At the point when the team was at rock bottom, LeBron returned from his two-week sabbatical and general manager David Griffin made the trades for J.R. Smith, Iman Shumpert, and Timofey Mozgov. The team finished their season 34-9 and won the first two postseason series against the Boston Celtics (4-0) and Chicago Bulls (4-2).
And who gets credit for this? LeBron James and occasionally Kyrie Irving.
And herein lies the inherent problem facing David Blatt. He is seen as largely responsible for the team’s failures and not its successes.
This is not intended to belittle the players. They play the games, and the ups and downs of the team can be directly linked to their actions.
Meanwhile the impact on an NBA coach is harder to measure. One of my favorite quotes regarding NBA coaching compares coaching to movie soundtracks: they are largely invisible unless they are very good or very bad. It is in this muddled grey area that Blatt resides.
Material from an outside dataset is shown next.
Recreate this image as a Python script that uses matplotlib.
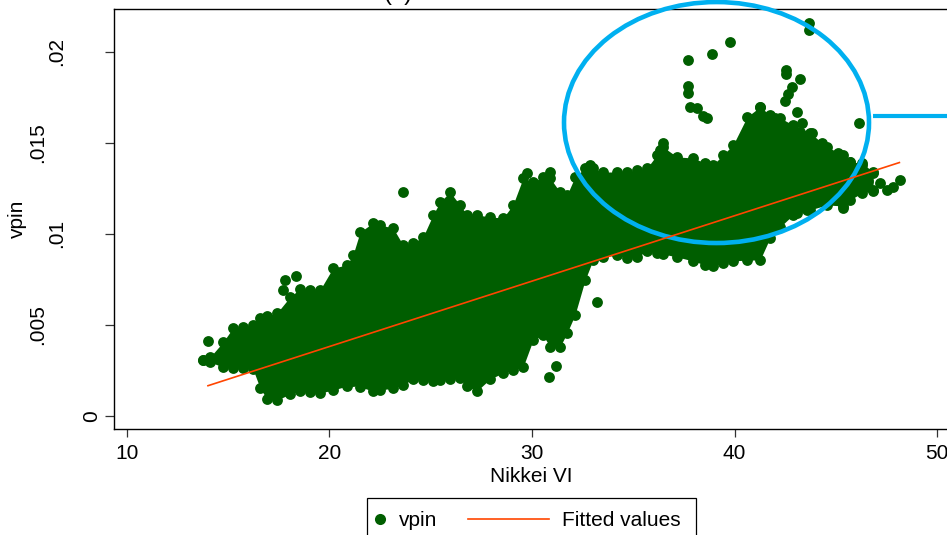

His offensive schemes leave much to be desired (the Cavs led the league in offensive isolations) and his inability to effectively incorporate Love has been well documented. But few talk about what Blatt has done right so far this season.
Blatt’s rotations, often the Achilles heel of bad coaches, have been as good you could hope for in a first year head coach. Furthermore, he has been able to adjust game to game in the playoffs, winning out over rival coaches Brad Stevens and Tom Thibodeau. He has been able to effectively incorporate LeBron and Kyrie together in the offense, instead of the “my turn – your turn” approach LeBron and former teammate Dwyane Wade often implemented back in Miami.
Finally, in the crowning achievement so far in his short tenure with the Cavs, Blatt has gotten his role players to play above and beyond expectations. Smith has been playing within the team concept, Shumpert has become an effective “3 and D” player, Mozgov is playing like a 90’s era defensive center, Tristan Thompson is becoming a folk hero in Cleveland, and Matthew Dellavedova just outplayed Derrick Rose in an elimination game in Chicago.
That motley crew of cast offs and role players just overcame a Bulls squad featuring Derrick Rose, Pau Gasol, Joakim Noah, Taj Gibson, Jimmy Butler, all coached by a defensive guru in Thibodeau. Not only that, but they succeeded without Love, or a healthy Irving.
If the totality of that accomplishment isn’t evidence of Blatt’s coaching ability, then I don’t know what else you’re looking for. Is he a top three coach in this league? No. But he has shown promise, and if he is allowed the time to grow along with this team, he may end up surprising some of his critics.
So however the Cavaliers’ season ends, in championship or in defeat, there’s one member of the Cleveland Cavaliers who may have already lost, whether or not he actually deserves to.